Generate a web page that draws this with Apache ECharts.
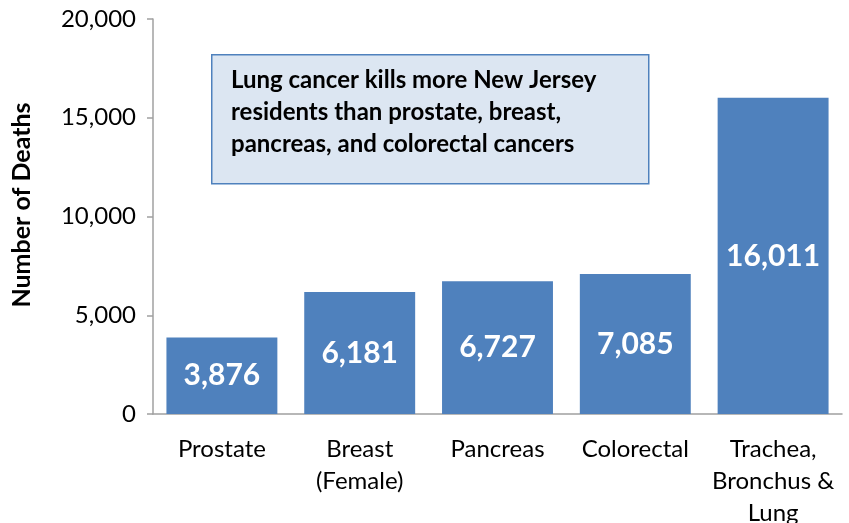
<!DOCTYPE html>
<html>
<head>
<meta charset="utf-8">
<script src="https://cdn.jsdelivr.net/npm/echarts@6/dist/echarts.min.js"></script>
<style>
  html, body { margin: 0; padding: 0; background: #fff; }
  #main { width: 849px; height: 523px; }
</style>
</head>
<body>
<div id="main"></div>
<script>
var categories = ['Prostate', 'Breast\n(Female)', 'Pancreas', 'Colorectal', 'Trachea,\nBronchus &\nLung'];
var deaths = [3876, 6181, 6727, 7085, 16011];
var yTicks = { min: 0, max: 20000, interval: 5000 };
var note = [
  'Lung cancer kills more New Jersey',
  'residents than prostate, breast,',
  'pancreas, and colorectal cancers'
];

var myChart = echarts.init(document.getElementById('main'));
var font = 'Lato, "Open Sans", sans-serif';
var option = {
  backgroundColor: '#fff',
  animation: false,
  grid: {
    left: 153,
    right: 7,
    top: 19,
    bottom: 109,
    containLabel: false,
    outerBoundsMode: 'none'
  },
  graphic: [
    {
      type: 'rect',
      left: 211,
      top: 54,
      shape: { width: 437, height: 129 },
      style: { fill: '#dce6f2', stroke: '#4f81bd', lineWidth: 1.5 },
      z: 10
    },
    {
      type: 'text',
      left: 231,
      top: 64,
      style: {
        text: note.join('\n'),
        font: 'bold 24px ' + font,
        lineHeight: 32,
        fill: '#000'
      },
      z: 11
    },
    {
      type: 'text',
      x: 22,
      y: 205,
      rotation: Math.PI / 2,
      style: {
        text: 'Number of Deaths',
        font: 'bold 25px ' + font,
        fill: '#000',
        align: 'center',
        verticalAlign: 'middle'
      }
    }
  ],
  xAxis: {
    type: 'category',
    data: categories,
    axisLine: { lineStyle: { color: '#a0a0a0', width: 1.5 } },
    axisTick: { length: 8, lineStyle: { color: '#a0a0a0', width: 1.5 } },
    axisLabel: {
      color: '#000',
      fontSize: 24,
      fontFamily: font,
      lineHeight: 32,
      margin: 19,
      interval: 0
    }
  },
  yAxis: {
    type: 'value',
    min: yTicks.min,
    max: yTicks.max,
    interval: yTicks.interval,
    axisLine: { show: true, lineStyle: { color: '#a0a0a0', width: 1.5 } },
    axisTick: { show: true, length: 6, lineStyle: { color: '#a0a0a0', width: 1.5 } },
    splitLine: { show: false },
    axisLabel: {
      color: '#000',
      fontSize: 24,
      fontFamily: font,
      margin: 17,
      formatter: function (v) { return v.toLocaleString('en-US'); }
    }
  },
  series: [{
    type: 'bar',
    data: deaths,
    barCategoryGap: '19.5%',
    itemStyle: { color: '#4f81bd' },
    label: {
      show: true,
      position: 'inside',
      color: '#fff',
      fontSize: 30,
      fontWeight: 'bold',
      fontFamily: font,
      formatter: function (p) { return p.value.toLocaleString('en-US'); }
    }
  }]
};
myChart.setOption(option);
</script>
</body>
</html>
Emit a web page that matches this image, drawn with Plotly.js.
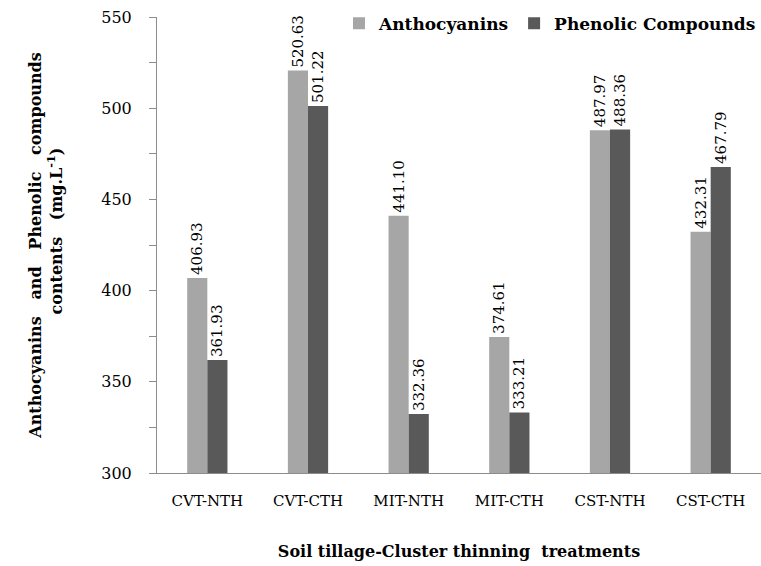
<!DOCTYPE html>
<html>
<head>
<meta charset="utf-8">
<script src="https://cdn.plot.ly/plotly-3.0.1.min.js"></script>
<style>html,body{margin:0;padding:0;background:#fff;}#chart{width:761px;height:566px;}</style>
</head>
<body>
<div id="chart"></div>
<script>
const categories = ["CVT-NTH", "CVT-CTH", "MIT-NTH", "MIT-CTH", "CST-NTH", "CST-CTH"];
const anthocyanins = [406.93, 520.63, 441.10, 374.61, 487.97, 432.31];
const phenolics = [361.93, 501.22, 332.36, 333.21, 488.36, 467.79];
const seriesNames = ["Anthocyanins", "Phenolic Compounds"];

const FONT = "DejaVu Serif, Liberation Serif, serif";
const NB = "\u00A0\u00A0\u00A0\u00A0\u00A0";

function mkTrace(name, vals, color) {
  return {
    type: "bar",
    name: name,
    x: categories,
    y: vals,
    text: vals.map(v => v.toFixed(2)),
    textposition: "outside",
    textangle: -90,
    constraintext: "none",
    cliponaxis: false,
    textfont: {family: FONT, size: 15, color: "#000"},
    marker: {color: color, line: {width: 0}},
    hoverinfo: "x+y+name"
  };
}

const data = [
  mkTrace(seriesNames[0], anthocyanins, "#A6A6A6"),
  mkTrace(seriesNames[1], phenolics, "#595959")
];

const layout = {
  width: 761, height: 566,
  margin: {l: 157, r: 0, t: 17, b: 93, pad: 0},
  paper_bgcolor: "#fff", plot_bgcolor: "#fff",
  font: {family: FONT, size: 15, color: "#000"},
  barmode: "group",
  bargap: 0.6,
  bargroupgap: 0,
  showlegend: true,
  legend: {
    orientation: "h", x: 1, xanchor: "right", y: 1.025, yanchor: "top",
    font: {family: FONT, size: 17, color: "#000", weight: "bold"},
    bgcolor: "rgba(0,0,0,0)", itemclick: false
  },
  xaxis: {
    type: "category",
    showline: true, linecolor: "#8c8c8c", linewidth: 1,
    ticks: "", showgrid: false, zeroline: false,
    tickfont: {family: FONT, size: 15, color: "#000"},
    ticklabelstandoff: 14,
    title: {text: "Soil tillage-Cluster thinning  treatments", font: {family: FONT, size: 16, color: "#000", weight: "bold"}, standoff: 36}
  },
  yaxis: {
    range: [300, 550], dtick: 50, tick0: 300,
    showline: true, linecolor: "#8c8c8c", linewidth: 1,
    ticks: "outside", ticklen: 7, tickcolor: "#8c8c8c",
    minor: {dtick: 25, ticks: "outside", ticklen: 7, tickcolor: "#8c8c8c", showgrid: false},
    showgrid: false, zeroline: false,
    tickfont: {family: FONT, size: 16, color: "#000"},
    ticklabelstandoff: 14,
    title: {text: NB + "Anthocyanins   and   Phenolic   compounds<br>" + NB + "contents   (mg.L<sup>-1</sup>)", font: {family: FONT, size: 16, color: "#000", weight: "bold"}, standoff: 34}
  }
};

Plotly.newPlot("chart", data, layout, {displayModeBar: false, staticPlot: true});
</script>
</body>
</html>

____________

■ Task directions ■
Print each record exactly as it stands, leaving the images out.

■ Result of the exercise ■
Generate a web page that draws this with Apache ECharts.
<!DOCTYPE html>
<html>
<head>
<meta charset="utf-8">
<script src="https://cdn.jsdelivr.net/npm/echarts@6/dist/echarts.min.js"></script>
<style>
  html, body { margin: 0; padding: 0; background: #fff; }
  #main { width: 849px; height: 523px; }
</style>
</head>
<body>
<div id="main"></div>
<script>
var categories = ['Prostate', 'Breast\n(Female)', 'Pancreas', 'Colorectal', 'Trachea,\nBronchus &\nLung'];
var deaths = [3876, 6181, 6727, 7085, 16011];
var yTicks = { min: 0, max: 20000, interval: 5000 };
var note = [
  'Lung cancer kills more New Jersey',
  'residents than prostate, breast,',
  'pancreas, and colorectal cancers'
];

var myChart = echarts.init(document.getElementById('main'));
var font = 'Lato, "Open Sans", sans-serif';
var option = {
  backgroundColor: '#fff',
  animation: false,
  grid: {
    left: 153,
    right: 7,
    top: 19,
    bottom: 109,
    containLabel: false,
    outerBoundsMode: 'none'
  },
  graphic: [
    {
      type: 'rect',
      left: 211,
      top: 54,
      shape: { width: 437, height: 129 },
      style: { fill: '#dce6f2', stroke: '#4f81bd', lineWidth: 1.5 },
      z: 10
    },
    {
      type: 'text',
      left: 231,
      top: 64,
      style: {
        text: note.join('\n'),
        font: 'bold 24px ' + font,
        lineHeight: 32,
        fill: '#000'
      },
      z: 11
    },
    {
      type: 'text',
      x: 22,
      y: 205,
      rotation: Math.PI / 2,
      style: {
        text: 'Number of Deaths',
        font: 'bold 25px ' + font,
        fill: '#000',
        align: 'center',
        verticalAlign: 'middle'
      }
    }
  ],
  xAxis: {
    type: 'category',
    data: categories,
    axisLine: { lineStyle: { color: '#a0a0a0', width: 1.5 } },
    axisTick: { length: 8, lineStyle: { color: '#a0a0a0', width: 1.5 } },
    axisLabel: {
      color: '#000',
      fontSize: 24,
      fontFamily: font,
      lineHeight: 32,
      margin: 19,
      interval: 0
    }
  },
  yAxis: {
    type: 'value',
    min: yTicks.min,
    max: yTicks.max,
    interval: yTicks.interval,
    axisLine: { show: true, lineStyle: { color: '#a0a0a0', width: 1.5 } },
    axisTick: { show: true, length: 6, lineStyle: { color: '#a0a0a0', width: 1.5 } },
    splitLine: { show: false },
    axisLabel: {
      color: '#000',
      fontSize: 24,
      fontFamily: font,
      margin: 17,
      formatter: function (v) { return v.toLocaleString('en-US'); }
    }
  },
  series: [{
    type: 'bar',
    data: deaths,
    barCategoryGap: '19.5%',
    itemStyle: { color: '#4f81bd' },
    label: {
      show: true,
      position: 'inside',
      color: '#fff',
      fontSize: 30,
      fontWeight: 'bold',
      fontFamily: font,
      formatter: function (p) { return p.value.toLocaleString('en-US'); }
    }
  }]
};
myChart.setOption(option);
</script>
</body>
</html>
Emit a web page that matches this image, drawn with Plotly.js.
<!DOCTYPE html>
<html>
<head>
<meta charset="utf-8">
<script src="https://cdn.plot.ly/plotly-3.0.1.min.js"></script>
<style>html,body{margin:0;padding:0;background:#fff;}#chart{width:761px;height:566px;}</style>
</head>
<body>
<div id="chart"></div>
<script>
const categories = ["CVT-NTH", "CVT-CTH", "MIT-NTH", "MIT-CTH", "CST-NTH", "CST-CTH"];
const anthocyanins = [406.93, 520.63, 441.10, 374.61, 487.97, 432.31];
const phenolics = [361.93, 501.22, 332.36, 333.21, 488.36, 467.79];
const seriesNames = ["Anthocyanins", "Phenolic Compounds"];

const FONT = "DejaVu Serif, Liberation Serif, serif";
const NB = "\u00A0\u00A0\u00A0\u00A0\u00A0";

function mkTrace(name, vals, color) {
  return {
    type: "bar",
    name: name,
    x: categories,
    y: vals,
    text: vals.map(v => v.toFixed(2)),
    textposition: "outside",
    textangle: -90,
    constraintext: "none",
    cliponaxis: false,
    textfont: {family: FONT, size: 15, color: "#000"},
    marker: {color: color, line: {width: 0}},
    hoverinfo: "x+y+name"
  };
}

const data = [
  mkTrace(seriesNames[0], anthocyanins, "#A6A6A6"),
  mkTrace(seriesNames[1], phenolics, "#595959")
];

const layout = {
  width: 761, height: 566,
  margin: {l: 157, r: 0, t: 17, b: 93, pad: 0},
  paper_bgcolor: "#fff", plot_bgcolor: "#fff",
  font: {family: FONT, size: 15, color: "#000"},
  barmode: "group",
  bargap: 0.6,
  bargroupgap: 0,
  showlegend: true,
  legend: {
    orientation: "h", x: 1, xanchor: "right", y: 1.025, yanchor: "top",
    font: {family: FONT, size: 17, color: "#000", weight: "bold"},
    bgcolor: "rgba(0,0,0,0)", itemclick: false
  },
  xaxis: {
    type: "category",
    showline: true, linecolor: "#8c8c8c", linewidth: 1,
    ticks: "", showgrid: false, zeroline: false,
    tickfont: {family: FONT, size: 15, color: "#000"},
    ticklabelstandoff: 14,
    title: {text: "Soil tillage-Cluster thinning  treatments", font: {family: FONT, size: 16, color: "#000", weight: "bold"}, standoff: 36}
  },
  yaxis: {
    range: [300, 550], dtick: 50, tick0: 300,
    showline: true, linecolor: "#8c8c8c", linewidth: 1,
    ticks: "outside", ticklen: 7, tickcolor: "#8c8c8c",
    minor: {dtick: 25, ticks: "outside", ticklen: 7, tickcolor: "#8c8c8c", showgrid: false},
    showgrid: false, zeroline: false,
    tickfont: {family: FONT, size: 16, color: "#000"},
    ticklabelstandoff: 14,
    title: {text: NB + "Anthocyanins   and   Phenolic   compounds<br>" + NB + "contents   (mg.L<sup>-1</sup>)", font: {family: FONT, size: 16, color: "#000", weight: "bold"}, standoff: 34}
  }
};

Plotly.newPlot("chart", data, layout, {displayModeBar: false, staticPlot: true});
</script>
</body>
</html>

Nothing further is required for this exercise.